Appearance
Concepts & Terminology
Watch
A Watch is a monitoring mechanism designed to ensure that workflows or processes are running as expected. Workflows signal their operation to a Watch via API Check-ins.
There are two types of Watches, Notify-only and Missed Action watch.
Notify Only Watch
A Notify Only watch functions as a simple notification relay. Upon receiving a check-in, it triggers an alert to the team. Since similar notifications can be directly implemented within a workflow, the core value of Automation Watchdog lies primarily in its Missed Action watch functionality.
Missed Action Watch
A Missed Action watch operates by expecting regular Check-ins from the workflow, which confirm its ongoing status.
Watch States
When check-ins are received within the expected timeframe, the Watch maintains a Relax State, signaling normal operation. However, if a check-in is missed or delayed beyond the designated period, the Watch shifts to an Error State, automatically generating an alert to inform the team of a potential issue.
Watch Activations
Watches are Activated either by a Schedule or by an Activation Event. A schedule-activated watch remains active for the duration defined by the schedule. An event-activated Watch remains active until it is explicitly deactivated by a subsequent event. A Watch can only transition from the Relax state to the Error state, indicating a missed check-in, when it is active.

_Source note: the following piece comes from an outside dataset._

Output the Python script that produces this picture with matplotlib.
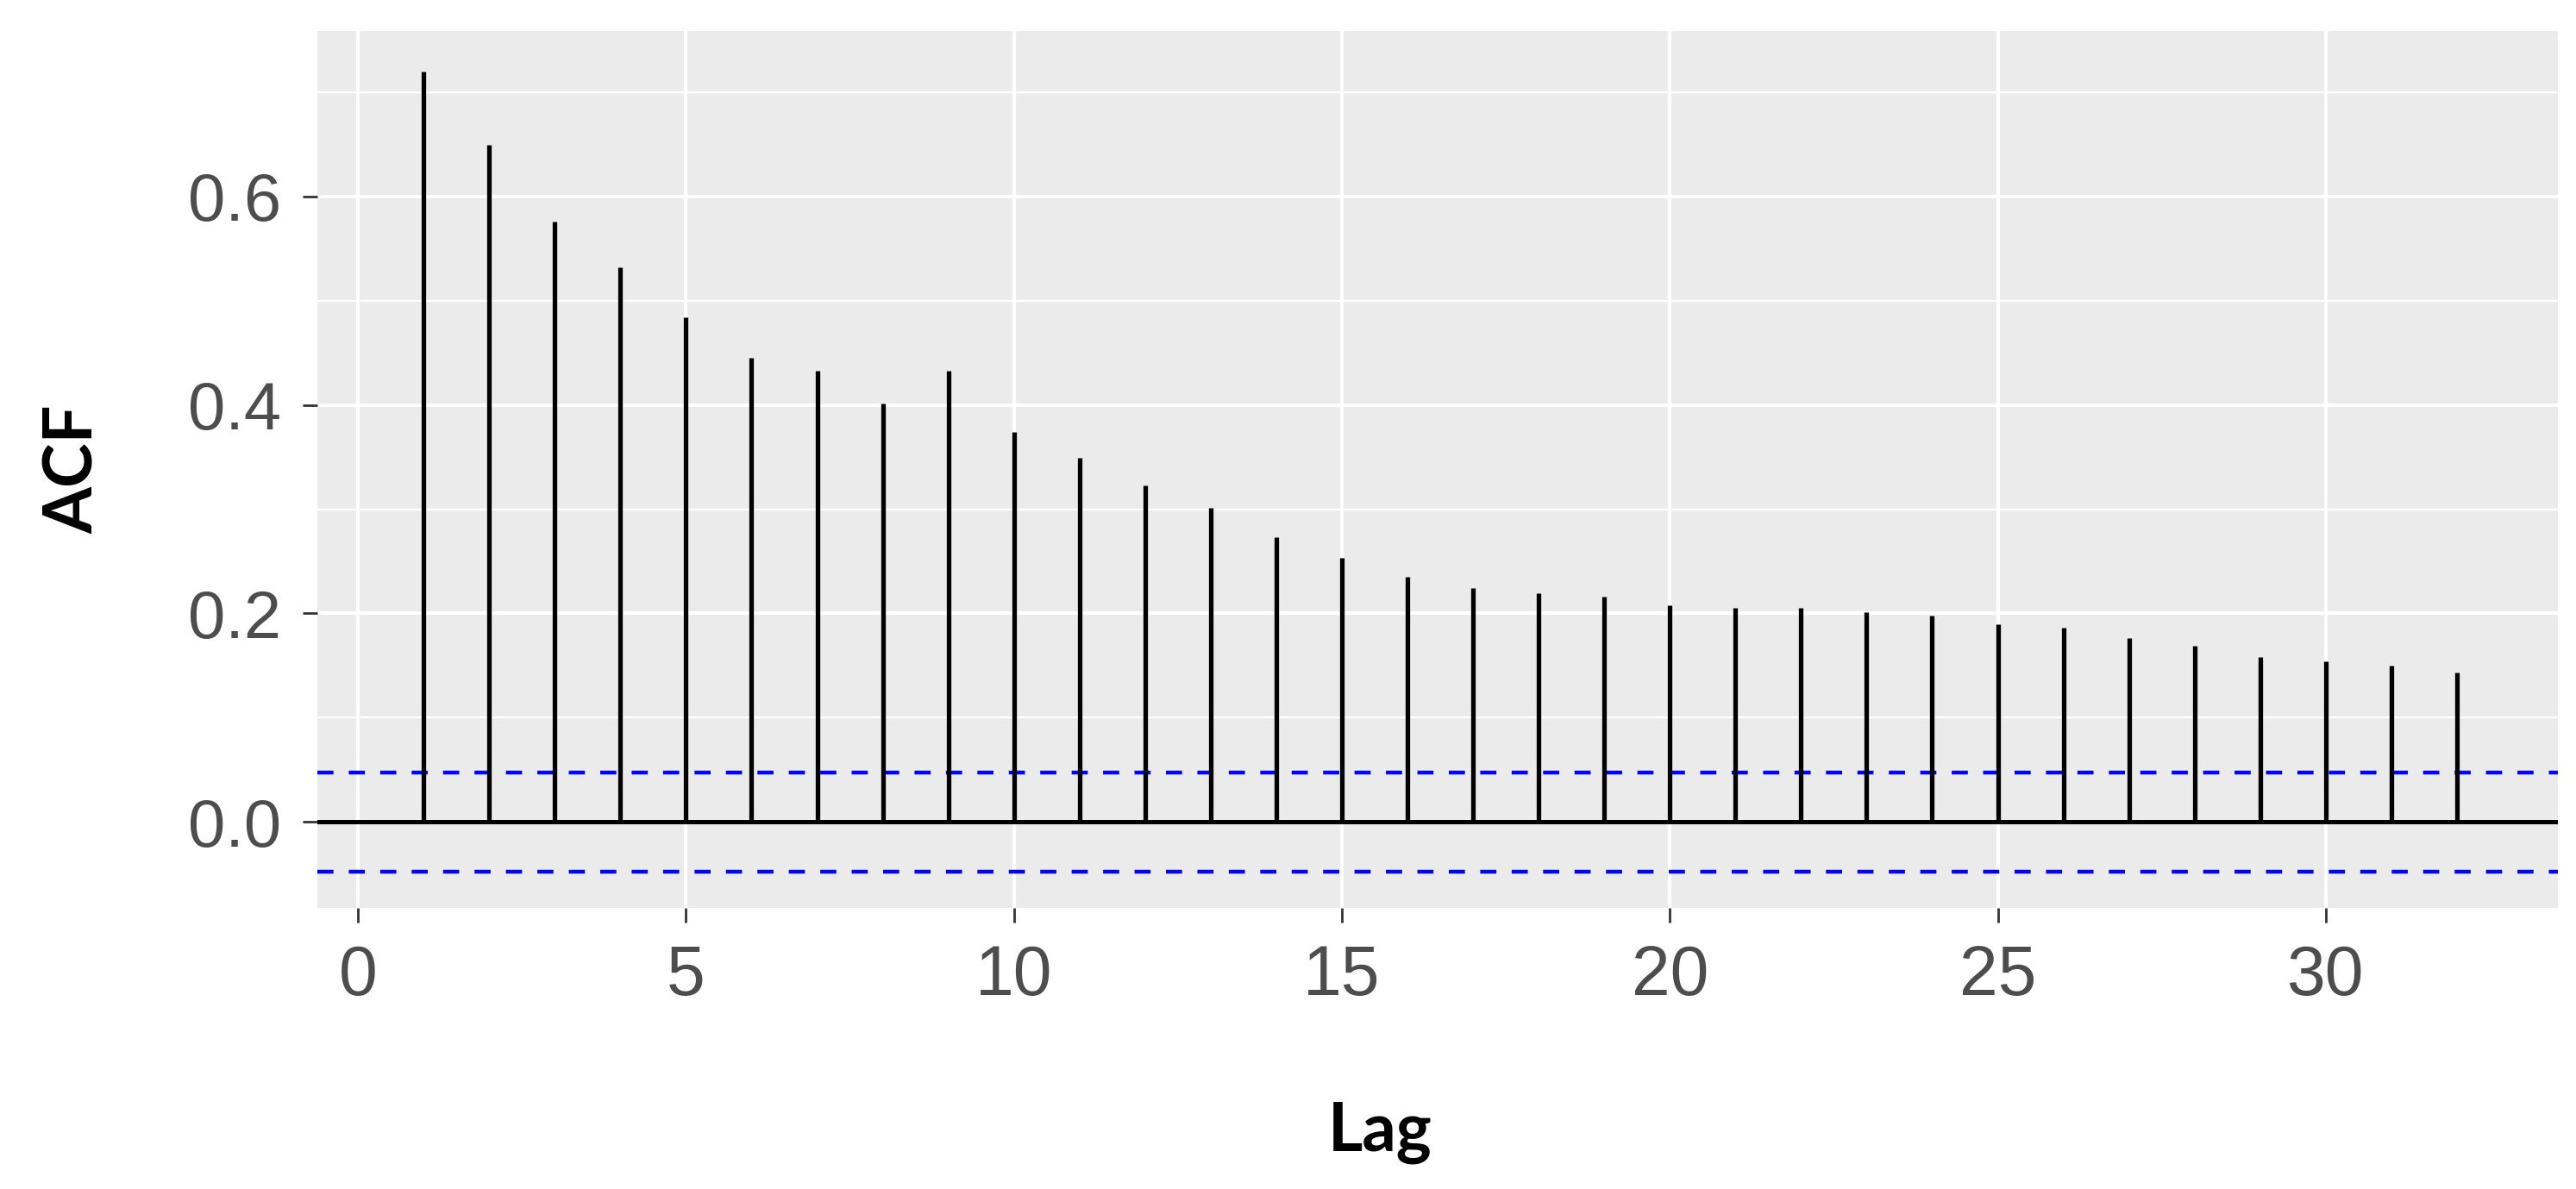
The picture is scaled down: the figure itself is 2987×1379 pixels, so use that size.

An active watch expects check-ins within either Fixed or Cascading time periods.
Watch Check-in Strategy
There are two strategies for watches to check-in:
Fixed Period
A Fixed Period of 15 minutes means a check-in is required at least once every 15 minutes. For example, a check-in may be required between 9:00 - 9:15, 9:15 - 9:30, 9:30 - 9:45 and so forth.
Cascading Period
A Cascading Period of 15 minutes means a check-in is expected every 15 minutes from the last time the check-in was received. For example, if a check-in is required by 9:15, if one is received at 9:07, the next check-in is required by 9:22.
Advanced Concepts
Multi-Machine Workflow
Automation Watchdog provides robust monitoring for workflows running on any number of machines. Here’s how it handles multi-machine scenarios:
Machine Identification: Machines identify themselves to the Watch through API check-ins. This allows the Watch to track each machine's activity individually.
Watch Activation/Deactivation:
- The Watch is activated either directly or when a machine for the watch is activated.
- The overall Watch remains active as long as at least one machine is active.
- Individual machines handle their own deactivation when they've completed their assigned tasks for the current iteration.
- The Watch deactivates only after all active machines have deactivated.
Dynamic Tracking: The Watch dynamically adapts to situations where only a subset of machines is active. It focuses on tracking only those machines involved in the current iteration, whether they've provided check-ins or were explicitly activated.
Check-in Application:
- The Watch applies check-in requirements to the overall Watch, not to each individual machine independently.
- For example, in a Cascading Watch with a 5-minute period: if Machine 1 checks in, the next expected check-in is 5 minutes later. If Machine 2 checks in shortly after, the next check-in time is incremented 5 minutes from Machine 2's check-in.
- The Watch maintains a single expected check-in time, not a separate one for each machine.
- Note: Maintaining individual expected check-ins per machine ("Condition By Machine") is a planned future feature."
Condition By Queue
Watches can be configured to monitor a workflow that operates across multiple queues. This is particularly useful when a single workflow is reused for different queues. Instead of creating a separate Watch for each queue, you can use the 'Condition By Queue' setting. Here’s how it works:
Queue Identification: The Queue is identified in the API call. This allows the Watch to track activity for each queue individually.
Individual Tracking: The Watch monitors each queue’s check-ins and tracks its progress. The check-in requirements are applied to each queue individually.
Watch Activation/Deactivation:
- The Watch is activated either directly or when a queue for the watch is activated.
- The overall Watch remains active as long as at least one queue is active.
- Individual queues handle their own deactivation when they've completed their assigned tasks for the current iteration.
- The Watch deactivates only after all active queues have deactivated.
Dynamic Tracking: The Watch dynamically adapts to situations where only a subset of queues are active. It focuses on tracking only those queues involved in the current iteration, whether they've provided check-ins or were explicitly activated.
Check-in Application:
- The Watch applies check-in requirements to each active queue in the Watch.
- For example, in a Cascading Watch with a 5-minute period: if Queue 1 checks in, the next expected check-in is 5 minutes later only for Queue 1. If Queue 2 didn’t check-in within its 5 minutes, Queue 2 would transition to an Error state.
- This Watch also supports multi-machine workflows for each Queue.